Sandra Turgeon assure cependant que la rémunération est un facteur important qui est pris en considération dans le choix des candidats admis dans les coopératives d’habitation. « Entre deux candidatures équivalentes, la personne ayant le moins de revenus sera choisie, assure-t-elle. Les coopératives sont là pour les gens qui sont dans le besoin. »
Qui est admissible à une coopérative d’habitation ?
Les critères d’admission dans une coopérative d’habitation au Québec varient d’une coopérative à l’autre, chacune d’entre elles gérant sa propre liste d’attente selon ses propres règles. La Loi sur les coopératives prévoit toutefois que les membres de ces immeubles doivent avoir fait une demande d’admission et voir leur candidature approuvée par un conseil d’administration avant d’y être logés.
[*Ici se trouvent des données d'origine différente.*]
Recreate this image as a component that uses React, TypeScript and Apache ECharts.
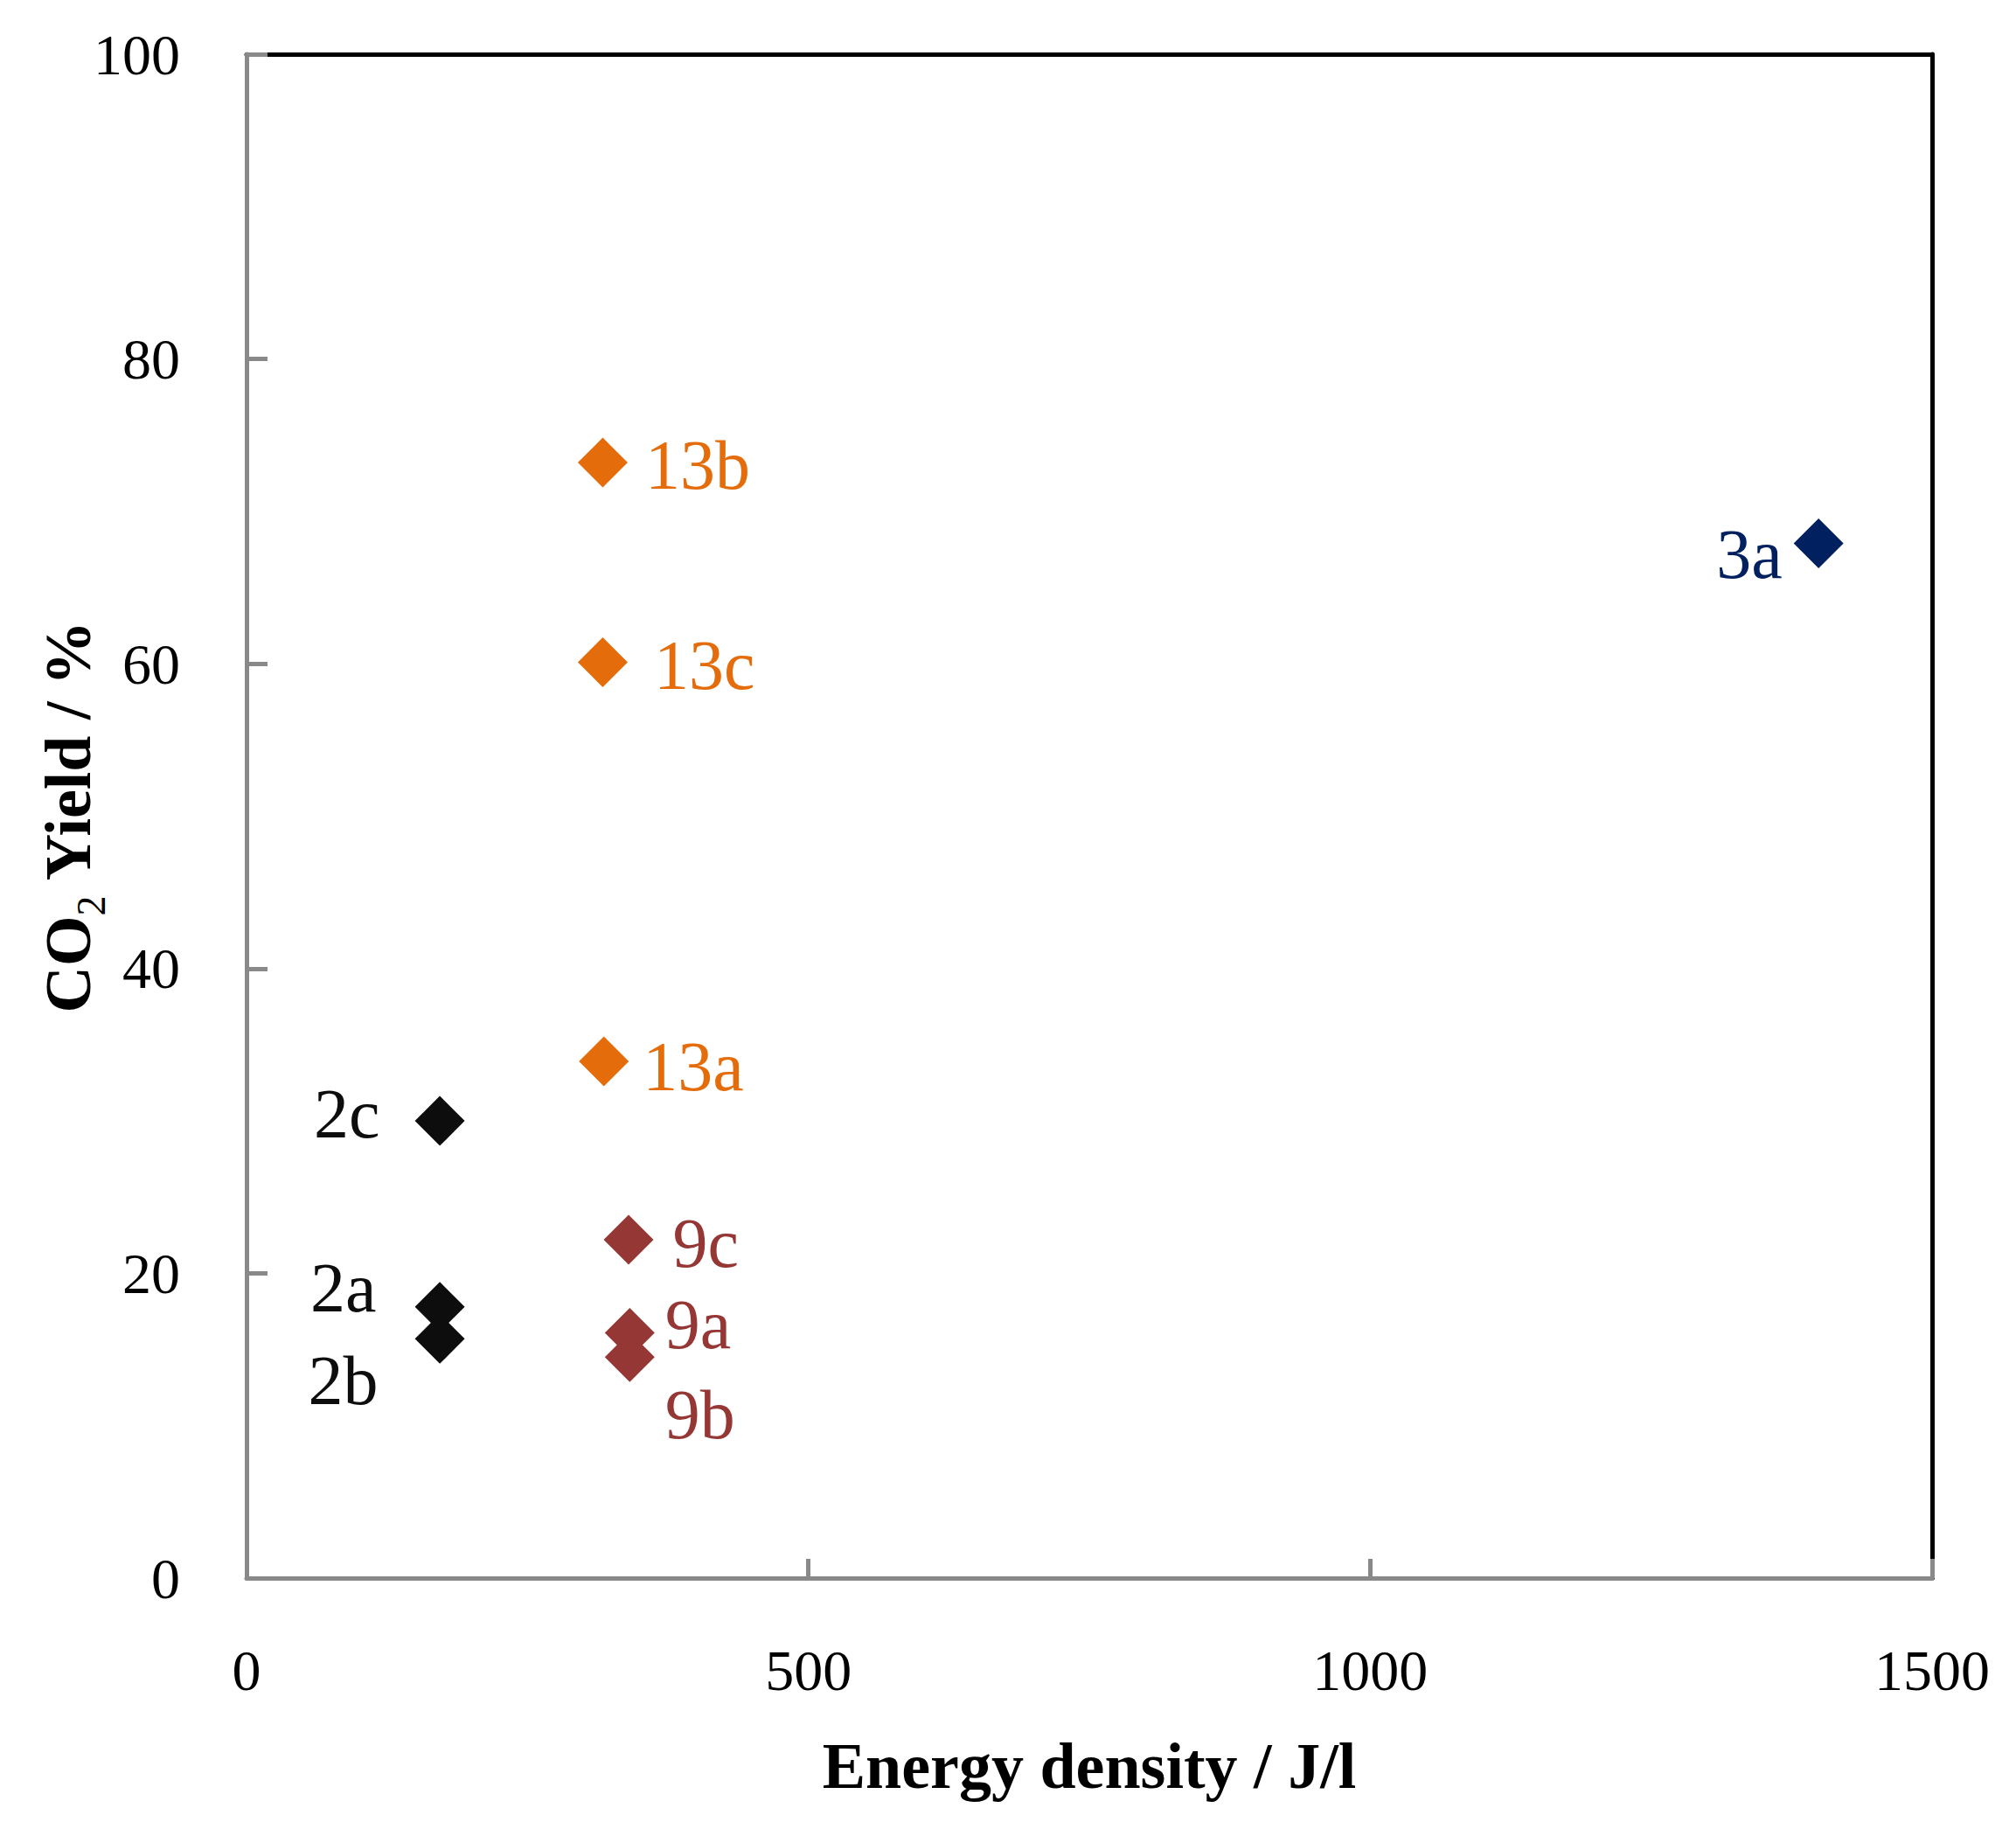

De façon générale, un des principaux critères de sélection comprend l’engagement des candidats à s’impliquer dans la gestion et l’entretien de la coopérative. Le revenu est aussi pris en considération, nombre de ces immeubles privilégiant les personnes ayant un statut socio-économique précaire.
Une partie des logements des coopératives d’habitation sont par ailleurs subventionnés et offerts uniquement à des personnes en situation de pauvreté, qui peuvent alors débourser 25 % de leur revenu pour se loger.